Наконец, почином Муравьева приступлено было к действительному осуществлении крестьянской реформы по Положению 19-го февраля 1861 года, тогда как при Назимове помещики извращали и обходили закон, обращая реформу в свою единоличную пользу. Благодаря помянутым двум коренным мерам Муравьева, польские землевладельцы до того оскудели, что лишились возможности формировать, довольствовать и содержать шайки на своем иждивении.
Из предыдущего видно было, каким образом Муравьев подрубил другой жизненный корень мятежа в лице бискупа Красинского и как он подсекал второстепенные корешки в лице таких священников, как Ишора и Земацкий.
Остатки мятежнических скопищ новый начальник края тоже не оставил своим попечением. Один из приближенных к нему сотрудников, смеясь, говорил мне: «Вам предстоит много работы. Муравьев хочет извести повстанцев как клопов, то есть ошпаривать кипятком, прижигать и выколупывать их гнезда до тех пор, пока и зародышей не останется». Так оно и вышло на самом деле. Вся 1-я гвардейская дивизия раздробилась на ротные колонны, которые начали, по выражению Муравьева, «сновать» по всем направлениям и не давали повстанцам ни отдыха, ни срока. Со своей стороны, Варшавский Жонд (революционное правительство) старался приноровиться к обстоятельствам и послал Литовскому отделу приказание переменить тактику, избегать столкновений и упорно держаться ночных, партизанских действий, имея в виду только поддержание террора в народе, и во что бы то ни стало затянуть мятеж, выиграть время и «дождаться лучших дней» (любимое изречение поляков).
Такой оборот был, в сущности, практичным и целесообразными. Поляки ждали вмешательства Европы и не ошибались, так как дело действительно дошло до попытки признания поляков и русских «воюю -щими сторонами» со стороны Англии и Франции, предлагавших свое посредничество. Известно, что эта затея Наполеона III потерпела фиаско вследствие решительного отказа императора Александра II, выраженного в резком ответе канцлера, князя Горчакова. Подпольные варшавские агитаторы не переставали, однако же, верить в заступничество
Европы и держались до крайности. Хотя вооруженные силы мятежа разлагались; но военная и гражданская организация «народового Жонда» крепко коренилась в Литве даже при Муравьеве.

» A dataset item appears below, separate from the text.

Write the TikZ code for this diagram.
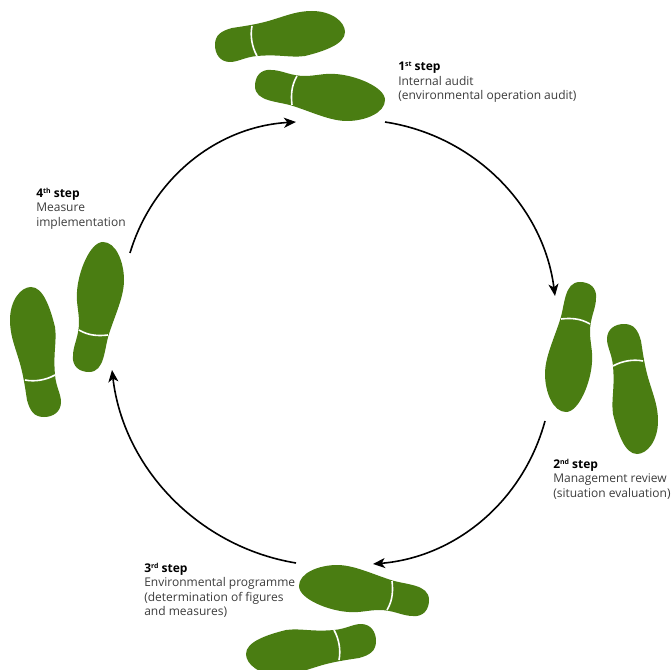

В самой Вильне, близко от него, проживали польские гражданские губернаторы Малаховский и Калиновский. Они держали в своих руках материальные и нравственные средства революции, поддерживали деятельные сношения с главным Варшавским комитетом и с особым усердием старались устроить подпольную администрацию, особенно кинжальщиков и жандармов-вешателей, главных орудий террора. Муравьев долго не мог добраться до этих корней, глубоко таившихся в почве и широко разросшихся. Но он терпеливо и упорно добирался до них, а такие отчаянные попытки, как покушение на маршалка (предводителя дворянства) Домейко, усугубляли энергию и распорядительность усмирителя польской справы.
Командир Преображенского полка жестоко дал почувствовать мне свое неудовольствие на меня тем, что только в конце лета, даже, помнится, в начале осени послал наконец и мою роту в экспедиции. До тех пор она обречена была на службу в гарнизоне, хотя при этом я исполнял экстренные поручения, непривычные и неприятные. Назначали меня членом следственных и военно-судных комиссий, командировали на обыски, которые Муравьев то и дело приказывал производить по всему городу. Войска собирали втихомолку в казармах, и мы не знали, зачем и куда пойдем, покамест нас не приводили на место, обыкновенно в глухую ночь. И вдруг мы оцепляли целую улицу, иногда целый квартал, и начинались обшаривания, расспросы, аресты с аккомпанементом плача, воплей и отчаянной суеты растерявшихся обывателей.
Наконец моей роте пришлось побывать на экзекуции политических преступников. Первая смертная казнь, виденная мною в жизни, совершена была над двумя братьями Ревковскими, принадлежавшими к разряду кинжальщиков, то есть тайных убийц из-за угла. По виду же они напоминали забубенных уличных гуляк. Помню, что оба были небольшого роста, один брюнет, с небольшими бакенбардами, другой белокурый, вовсе безбородый; на одном была затасканная блуза, а на другом - дрянное поношенное пальто. На головах красовались ухарски надетые клеенчатые фуражки. Оба брата держали себя с напускною развязностью, раскланивались с улыбками на все стороны, особенно выразительно подмигивая и кивая встречным знакомым.